A broad collaboration at U-M several years in the making has produced an innovative tool for visual assessment of child body shape. The lead researchers on the effort are Dr. Julie Lumeng and Dr. Matt Reed. The first validation article on ShapeCoder appeared this month in Pediatric Obesity. The underlying body shape model was developed at UMTRI by Daniel Park and colleagues based on whole-body laser scan data from 147 children. The parametric model used in ShapeCoderallows a rater to select images on screen that best match the body shape of particular child. This tool has value for both estimating the body mass index of children for which measured stature and weight data are not available and for investigating misperception of child body size. An online version of the tool is available. We welcome further collaboration in this domain. Our growing library of body shape models can be used to accurately represent individuals from age 12 months through elderly adults.
I presented a method for quantifying vehicle occupant postures and body shapes at the SAE Congress 2017 . The methodology was demonstrated using children and a single Microsoft Kinect sensor. The challenge posed by the noisy and incomplete data was addressed by fitting the data using a statistical body shape model (SBSM). The SBSM used in this work was developed using laser scan data gathered from 147 children with stature ranging from 100 to 160 cm and BMI from 12 to 27 kg/m^2 in various sitting postures. A principal component (PC) analysis was conducted based on these scans along with the manually-measured body landmarks, and 100 PC scores were retained to account for 99% of variance in the body shape and sitting postures. A PC-based fast fitting method was applied to estimate the occupant characteristics by fitting the SBSM to an incomplete depth image of a subject. The results demonstrate that a fast, inexpensive system can be used to produce useful estimates of occupant characteristics that could be applied to improve personalization of component adjustments, restraint systems, and infotainment systems.
Update: Launched humanshape.org
I have launched HumanShape.org, a web portal for various online body shape models developed by UMTRI. Each model introduced in this site was developed based on hundreds of whole body laser scans, anatomical landmarks, and anthropometric data. As the previous online models, all models provide an intuitive way to generate a body shape, and the predicted 3D geometry and related data can be downloaded into a local repository.
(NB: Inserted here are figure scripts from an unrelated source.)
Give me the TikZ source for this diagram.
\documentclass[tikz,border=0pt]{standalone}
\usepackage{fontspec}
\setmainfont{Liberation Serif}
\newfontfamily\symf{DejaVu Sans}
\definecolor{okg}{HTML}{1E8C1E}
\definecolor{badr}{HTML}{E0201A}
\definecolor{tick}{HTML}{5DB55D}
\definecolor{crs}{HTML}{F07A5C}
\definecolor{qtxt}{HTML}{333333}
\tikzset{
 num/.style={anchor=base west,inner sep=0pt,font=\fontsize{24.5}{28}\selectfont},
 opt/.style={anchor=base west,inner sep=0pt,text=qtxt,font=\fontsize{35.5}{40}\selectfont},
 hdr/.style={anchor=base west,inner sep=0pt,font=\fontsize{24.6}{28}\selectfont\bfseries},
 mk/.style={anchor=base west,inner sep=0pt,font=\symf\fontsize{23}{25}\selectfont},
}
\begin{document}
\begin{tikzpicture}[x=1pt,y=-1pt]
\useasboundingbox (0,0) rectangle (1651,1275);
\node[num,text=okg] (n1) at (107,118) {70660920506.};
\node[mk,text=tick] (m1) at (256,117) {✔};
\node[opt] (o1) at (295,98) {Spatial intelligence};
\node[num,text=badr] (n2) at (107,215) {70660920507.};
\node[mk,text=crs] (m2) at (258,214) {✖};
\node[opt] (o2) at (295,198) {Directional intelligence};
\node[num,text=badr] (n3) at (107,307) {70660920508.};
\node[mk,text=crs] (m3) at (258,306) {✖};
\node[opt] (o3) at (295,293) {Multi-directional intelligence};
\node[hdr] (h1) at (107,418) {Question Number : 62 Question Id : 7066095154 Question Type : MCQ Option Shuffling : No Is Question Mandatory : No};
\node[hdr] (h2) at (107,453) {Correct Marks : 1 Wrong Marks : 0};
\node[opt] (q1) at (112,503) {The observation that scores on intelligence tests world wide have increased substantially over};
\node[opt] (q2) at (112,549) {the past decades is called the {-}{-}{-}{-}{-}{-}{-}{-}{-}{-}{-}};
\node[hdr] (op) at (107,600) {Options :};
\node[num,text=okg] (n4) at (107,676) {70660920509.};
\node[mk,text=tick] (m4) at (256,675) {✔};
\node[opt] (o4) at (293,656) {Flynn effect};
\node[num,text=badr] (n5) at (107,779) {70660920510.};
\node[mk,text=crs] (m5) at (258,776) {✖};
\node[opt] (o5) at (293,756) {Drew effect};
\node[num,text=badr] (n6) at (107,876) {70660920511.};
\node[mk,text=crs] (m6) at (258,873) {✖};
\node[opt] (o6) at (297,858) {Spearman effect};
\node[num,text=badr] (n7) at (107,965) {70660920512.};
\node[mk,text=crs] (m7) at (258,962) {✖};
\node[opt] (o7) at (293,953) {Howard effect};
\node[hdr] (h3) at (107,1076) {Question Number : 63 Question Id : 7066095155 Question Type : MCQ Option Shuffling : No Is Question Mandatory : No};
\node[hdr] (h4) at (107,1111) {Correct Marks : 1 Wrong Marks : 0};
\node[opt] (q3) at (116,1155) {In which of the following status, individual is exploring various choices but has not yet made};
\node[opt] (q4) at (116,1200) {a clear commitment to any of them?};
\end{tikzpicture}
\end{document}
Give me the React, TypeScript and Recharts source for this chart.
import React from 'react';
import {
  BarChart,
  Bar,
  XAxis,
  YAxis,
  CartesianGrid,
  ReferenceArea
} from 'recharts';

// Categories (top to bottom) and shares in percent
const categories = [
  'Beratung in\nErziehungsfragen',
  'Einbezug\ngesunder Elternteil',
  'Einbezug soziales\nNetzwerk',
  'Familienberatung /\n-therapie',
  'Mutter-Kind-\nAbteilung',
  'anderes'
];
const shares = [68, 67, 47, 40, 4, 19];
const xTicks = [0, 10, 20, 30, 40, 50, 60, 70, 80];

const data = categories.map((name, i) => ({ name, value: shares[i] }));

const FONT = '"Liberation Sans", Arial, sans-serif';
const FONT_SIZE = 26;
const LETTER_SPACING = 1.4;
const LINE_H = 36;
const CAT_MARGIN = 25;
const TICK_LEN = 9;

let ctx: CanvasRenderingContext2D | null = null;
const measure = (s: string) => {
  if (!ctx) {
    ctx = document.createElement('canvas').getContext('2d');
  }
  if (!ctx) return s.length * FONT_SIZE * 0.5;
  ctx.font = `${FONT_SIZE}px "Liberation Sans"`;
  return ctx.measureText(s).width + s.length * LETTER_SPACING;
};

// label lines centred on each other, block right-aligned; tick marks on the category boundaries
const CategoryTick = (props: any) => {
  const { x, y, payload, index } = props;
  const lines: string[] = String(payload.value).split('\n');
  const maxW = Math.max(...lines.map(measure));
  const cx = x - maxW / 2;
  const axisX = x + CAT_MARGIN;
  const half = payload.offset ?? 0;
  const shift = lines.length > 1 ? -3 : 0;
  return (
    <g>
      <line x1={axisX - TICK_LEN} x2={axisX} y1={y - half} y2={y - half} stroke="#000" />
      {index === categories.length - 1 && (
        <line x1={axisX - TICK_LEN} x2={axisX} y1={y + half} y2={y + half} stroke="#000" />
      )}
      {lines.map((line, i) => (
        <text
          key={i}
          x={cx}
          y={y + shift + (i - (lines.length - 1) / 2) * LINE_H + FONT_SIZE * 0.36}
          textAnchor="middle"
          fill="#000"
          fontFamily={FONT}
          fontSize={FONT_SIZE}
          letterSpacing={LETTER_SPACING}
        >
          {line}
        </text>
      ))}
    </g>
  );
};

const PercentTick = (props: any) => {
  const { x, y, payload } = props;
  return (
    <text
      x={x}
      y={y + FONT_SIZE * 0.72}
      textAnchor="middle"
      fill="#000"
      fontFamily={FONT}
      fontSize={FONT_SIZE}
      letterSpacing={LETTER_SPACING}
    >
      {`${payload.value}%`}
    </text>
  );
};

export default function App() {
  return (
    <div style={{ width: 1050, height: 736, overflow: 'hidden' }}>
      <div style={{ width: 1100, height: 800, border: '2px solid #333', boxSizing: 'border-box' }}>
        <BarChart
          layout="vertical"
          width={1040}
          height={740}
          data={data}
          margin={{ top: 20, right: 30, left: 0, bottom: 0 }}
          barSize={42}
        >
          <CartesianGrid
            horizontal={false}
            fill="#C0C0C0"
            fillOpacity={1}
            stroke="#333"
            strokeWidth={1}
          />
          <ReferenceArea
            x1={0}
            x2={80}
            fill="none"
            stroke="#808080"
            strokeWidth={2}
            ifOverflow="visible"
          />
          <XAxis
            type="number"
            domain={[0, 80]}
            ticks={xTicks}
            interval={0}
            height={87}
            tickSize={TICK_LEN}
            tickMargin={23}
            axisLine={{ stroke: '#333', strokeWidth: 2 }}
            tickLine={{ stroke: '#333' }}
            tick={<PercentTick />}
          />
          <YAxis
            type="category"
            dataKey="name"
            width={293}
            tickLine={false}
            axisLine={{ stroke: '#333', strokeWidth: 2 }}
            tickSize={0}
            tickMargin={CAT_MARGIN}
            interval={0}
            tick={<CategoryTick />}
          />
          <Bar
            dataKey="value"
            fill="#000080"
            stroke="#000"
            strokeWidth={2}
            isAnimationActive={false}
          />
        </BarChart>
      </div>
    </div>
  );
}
More models will come. Stay tuned.
UPDATE: Launched Childshape.org
My colleague, Dr. Matt Reed and I published a public online body shape modeling site Childshape.org. This is the first online child body shape modeling tool. This site provides an intuitive interface to model a child body shape with a few parameters such as stature, body mass index, and sitting height to standing ratio. Users also can download the modeled body shape to a local repository as an STL file. Also, a set of estimated body landmarks including joint locations can be downloaded as well as the anthropometric dimensions of the selected body shape.
The model was developed using statistical methods based on laser scans of 137 children ages 3 to 11. More information about the methodology behind can be found in this paper "Parametric body shape model of standing children aged 3–11 years".